Finally. It’s finally happening.
Food labels are finally getting an update.
Proposed about 2 years ago, it’s been a long time coming. But why do the labels need updating anyway? To remain relevant. I mean after all we are learning more and more about nutrition through research and something that was started more than 25 years ago has to keep up with the times don’t ya think?
Food labels were created to help people make more informed decisions about the foods they eat. However, the labels have been based on eating habits and nutrition information from the seventies and eighties. Uh – I think we all know that our eating habits have changed through the years. In fact, food portions have doubled and, in some cases, tripled over the past twenty years. These increases in portion sizes is linked to the rise of obesity. The new food labels will include information that is supposed to reflect how Americans really eat. Uh-oh.
You know what that means? When you look at the back of that bag of chips you’re likely to see the nutrition information if you were to eat the whole bag not the nutrition information of eating only 1oz, which was the suggested serving size. Because let’s be honest – how many of you really only eat 15 chips at a time? That’s what I thought.
- Serving sizes are updated, bolded with a larger font.
- Calories will also be bolded and have a larger font.
- Dual columns for servings sizes: per serving & whole package will be listed.
- Amount of added sugars listed under total sugars.
- Updated daily values and better explanation about what this means.
- Nutrient information provided for vitamin D, Calcium, Iron and Potassium.
While the new label is designed to help you make better food choices, I think there are some flaws. I think it’s great that the new label includes the amount of added sugars. This keeps it in line with the 2015-2020 Dietary Guidelines for Americans that recommend to limit added sugars to no more than 10% of your daily calories. However, this is supposed to shock you into realizing how much sugar you’re actually eating. Will this work? I don’t know – maybe. If you’re already conscious about what you’re eating you probably don’t eat too much added sugar anyway. If you’re not conscious about what you’re eating is this really going to matter to you? I don’t know – maybe? Hopefully?
If I had a wish list I would want sugar to be listed as teaspoons, protein to be listed as ounces and daily values to disappear. Why? By listing as teaspoons and ounces, I think may make it easier to understand just how much you are eating.

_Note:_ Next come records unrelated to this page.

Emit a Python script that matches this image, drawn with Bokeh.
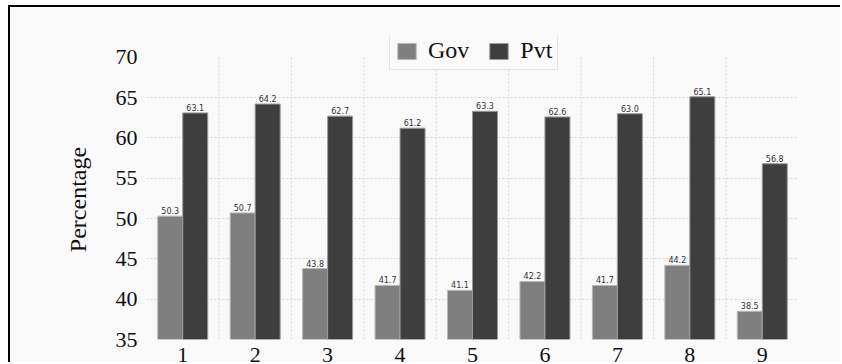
from bokeh.plotting import figure
from bokeh.models import ColumnDataSource, FixedTicker, Legend, LegendItem, Range1d
from bokeh.transform import dodge
from bokeh.core.properties import value
from bokeh.embed import file_html
from bokeh.resources import INLINE

groups = [1, 2, 3, 4, 5, 6, 7, 8, 9]
gov = [50.3, 50.7, 43.8, 41.7, 41.1, 42.2, 41.7, 44.2, 38.5]
pvt = [63.1, 64.2, 62.7, 61.2, 63.3, 62.6, 63.0, 65.1, 56.8]
y_ticks = [35, 40, 45, 50, 55, 60, 65, 70]

src = ColumnDataSource(dict(
    x=groups, gov=gov, pvt=pvt,
    gov_lbl=[f"{v:.1f}" for v in gov],
    pvt_lbl=[f"{v:.1f}" for v in pvt],
))

BG = "#f9f9f9"
y_min, y_max = y_ticks[0], y_ticks[-1]
p = figure(width=832, height=357, output_backend="svg", toolbar_location=None,
           x_range=Range1d(0.5, 9.5), y_range=Range1d(y_min, 72.7),
           min_border_left=136, min_border_right=44, min_border_top=28, min_border_bottom=24,
           background_fill_color=BG, border_fill_color=BG, outline_line_color=None)
p.styles = {"margin-left": "8px", "margin-top": "5px",
            "border-left": "2px solid #000", "border-top": "2px solid #000"}

# vertical separators between groups (grid lines limited to the value range)
bounds = [g + 0.5 for g in groups[:-1]]
p.segment(x0=bounds, y0=[y_min] * len(bounds), x1=bounds, y1=[y_max] * len(bounds),
          line_color="#d4d4d4", line_dash="2 2", line_width=1)

off = 0.1725
w = 0.345
r1 = p.vbar(x=dodge("x", -off), top="gov", bottom=y_min, width=w, source=src,
            fill_color="#7f7f7f", line_color="#b8b8b8", line_width=1)
r2 = p.vbar(x=dodge("x", off), top="pvt", bottom=y_min, width=w, source=src,
            fill_color="#3e3e3e", line_color="#9a9a9a", line_width=1)

for fld, lbl, o in (("gov", "gov_lbl", -off), ("pvt", "pvt_lbl", off)):
    p.text(x=dodge("x", o), y=fld, text=lbl, source=src, text_align="center",
           text_baseline="bottom", y_offset=-2, text_font=value("DejaVu Sans"),
           text_font_size="8px", text_color="#333333")

p.xaxis.ticker = FixedTicker(ticks=groups)
p.yaxis.ticker = FixedTicker(ticks=y_ticks)
p.xgrid.visible = False
p.ygrid.ticker = FixedTicker(ticks=y_ticks[:-1])
for ax in (p.xaxis, p.yaxis):
    ax.axis_line_color = None
    ax.major_tick_line_color = None
    ax.minor_tick_line_color = None
    ax.major_label_text_font = "Liberation Serif"
    ax.major_label_text_font_size = "22px"
    ax.major_label_text_color = "#111111"
p.xaxis.major_label_standoff = 2
p.yaxis.major_label_standoff = 3
p.yaxis.axis_label = "Percentage    "
p.yaxis.axis_label_text_font = "Liberation Serif"
p.yaxis.axis_label_text_font_size = "24px"
p.yaxis.axis_label_text_font_style = "normal"
p.yaxis.axis_label_text_color = "#111111"
p.yaxis.axis_label_standoff = 22

p.ygrid.grid_line_color = "#d4d4d4"
p.ygrid.grid_line_dash = "2 2"
p.ygrid.grid_line_width = 1

legend = Legend(items=[LegendItem(label="Gov", renderers=[r1]),
                       LegendItem(label="Pvt", renderers=[r2])],
                location=(243, 269), orientation="horizontal",
                glyph_width=23, glyph_height=20, label_standoff=10, spacing=18,
                padding=5, margin=0,
                label_text_font="Liberation Serif", label_text_font_size="24px",
                label_text_color="#111111",
                background_fill_color=BG, background_fill_alpha=1,
                border_line_color="#d0d0d0", border_line_width=1)
p.add_layout(legend)

open("out.html", "w").write(file_html(p, INLINE))
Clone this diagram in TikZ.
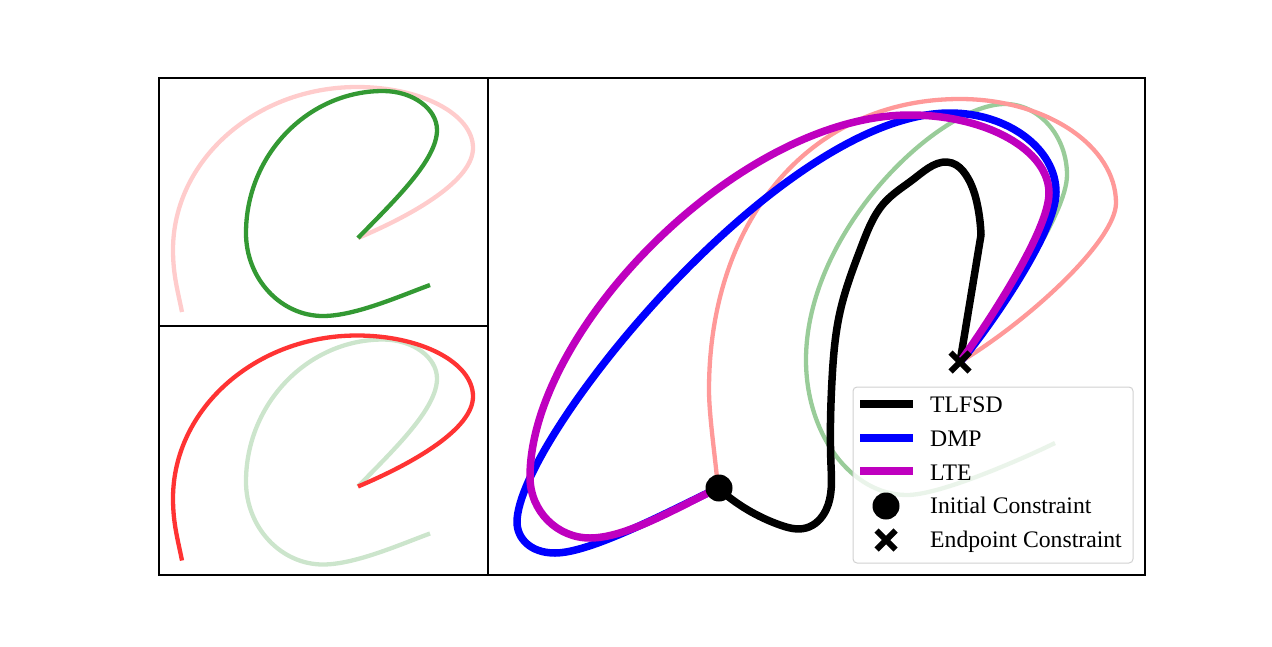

After all, don’t we hear about how many teaspoons of sugar Americans are eating and all about keeping your protein portion sizes to about 5-6oz. per day? So the new label still requires some translation. Oh and the daily values? Well, they’re only relevant if you actually consume a 2,000 calorie diet per day. So while it may give you an idea, it’s not an exact value.
Overall, I think the new labels are heading in the right direction. But it’s up to you to take advantage of this tool provided to you.
What do you think of the new food labels?